With the Securities and Exchange Commission adopting new reform rules for the $2.6 trillion money market fund market, large institutional investors could turn to easy-to-use, ultra-short-duration bond exchange traded fund as a suitable alternative.
The SEC is implementing new rules to deter runs in money market funds, similar to what happened during the height of the 2008 financial crisis, according to a SEC press release.
“Today’s reforms fundamentally change the way that money market funds operate,” SEC Chair Mary Jo White said in the press release. “They will reduce the risk of runs in money market funds and provide important new tools that will help further protect investors and the financial system.”

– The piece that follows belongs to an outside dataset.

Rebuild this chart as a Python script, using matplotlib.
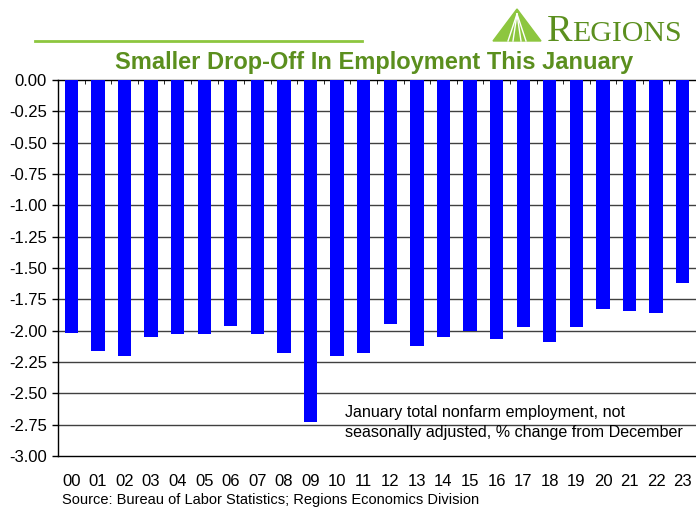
import matplotlib.pyplot as plt
from matplotlib.patches import Polygon
from matplotlib.lines import Line2D

# January nonfarm employment, % change from December
years = ['00', '01', '02', '03', '04', '05', '06', '07', '08', '09', '10', '11',
         '12', '13', '14', '15', '16', '17', '18', '19', '20', '21', '22', '23']
pct_change = [-2.02, -2.16, -2.20, -2.05, -2.03, -2.03, -1.96, -2.03, -2.18, -2.73,
              -2.20, -2.18, -1.95, -2.12, -2.05, -2.00, -2.07, -1.97, -2.09, -1.97,
              -1.83, -1.84, -1.86, -1.62]
y_ticks = [0.0, -0.25, -0.5, -0.75, -1.0, -1.25, -1.5, -1.75, -2.0, -2.25, -2.5, -2.75, -3.0]

plt.rcParams['font.family'] = ['Liberation Sans', 'DejaVu Sans']

W, H = 696, 508
fig = plt.figure(figsize=(6.96, 5.08), dpi=100)
ax = fig.add_axes([58 / W, 52 / H, 638 / W, 376 / H])

x = list(range(len(years)))
ax.bar(x, pct_change, width=0.5, color='#0000ff', zorder=3)

ax.set_xlim(-0.5, len(years) - 0.5)
ax.set_ylim(-3.0, 0.0)
ax.set_yticks(y_ticks)
ax.set_yticklabels([f'{v:.2f}' if v != 0 else '0.00' for v in y_ticks], fontsize=12)
for v in y_ticks[1:-1]:
    ax.axhline(v, color='#404040', lw=1.0, zorder=1)

ax.set_xticks(x)
ax.set_xticklabels(years, fontsize=12)
ax.tick_params(axis='x', which='major', length=0, pad=13)
ax.tick_params(axis='y', length=4, width=1, pad=4)
ax.set_xticks([i + 0.5 for i in x[:-1]], minor=True)
ax.tick_params(axis='x', which='minor', top=True, bottom=False, direction='in', length=3)

for side in ['left', 'bottom', 'top']:
    ax.spines[side].set_color('black')
    ax.spines[side].set_linewidth(1.0)
ax.spines['right'].set_visible(False)

fig.text(345 / W, 1 - 413 / H, 'January total nonfarm employment, not',
         fontsize=11.6, va='center', ha='left')
fig.text(345 / W, 1 - 433 / H, 'seasonally adjusted, % change from December',
         fontsize=11.6, va='center', ha='left')

# header: title, rule and logo
fig.text(374 / W, 1 - 62 / H, 'Smaller Drop-Off In Employment This January',
         ha='center', va='center', fontsize=17, fontweight='bold', color='#5b8f1e')
fig.add_artist(Line2D([35 / W, 362 / W], [1 - 41 / H, 1 - 41 / H],
                      color='#8dc63f', lw=2, transform=fig.transFigure))
tri = Polygon([[493 / W, 1 - 41 / H], [517 / W, 1 - 9 / H], [541 / W, 1 - 41 / H]],
              closed=True, color='#8dc63f', transform=fig.transFigure)
fig.add_artist(tri)
for dx in [-9, -4, 4, 9]:
    fig.add_artist(Line2D([517 / W, (517 + dx) / W], [1 - 14 / H, 1 - 41 / H],
                          color='white', lw=1.0, transform=fig.transFigure))
fig.text(547 / W, 1 - 41 / H, 'R', fontsize=27.5, family='Liberation Serif',
         color='#5b8f1e', ha='left', va='baseline')
fig.text(572 / W, 1 - 41 / H, 'EGIONS', fontsize=21.5, family='Liberation Serif',
         color='#5b8f1e', ha='left', va='baseline')

fig.text(62 / W, 1 - 500 / H, 'Source: Bureau of Labor Statistics; Regions Economics Division',
         fontsize=10.5, ha='left', va='center')

fig.savefig('out.png', dpi=100)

Specifically, the new rules require institutional prime money market funds to float their net asset value, which will allow the daily share price of the funds to fluctuate along with change sin the market-based value of fund assets, essentially breaking the so-called buck, or constant share price of $1.00, that many have come to expect.
Additionally, money market fund boards can impose fees or so-called gates during periods of distress. If a fund’s level of weekly liquid assets dips below 30% of total assets under management, the fund could impose a liquidity fee of up to 2% on all redemptions.
The final rules provide a two-year transition period to allow funds and investors to adjust for the changes. Funds targeted at retail investors will be exempt from the floating share price, but the rules affect institutional funds, except those that only hold federal government securities.
Critics have argued that customers could pull their money out of these money market funds after seeing their balance fluctuate under the new floating rates and move into other funds, separate accounts or high-yield fixed-income options, Financial Times reports.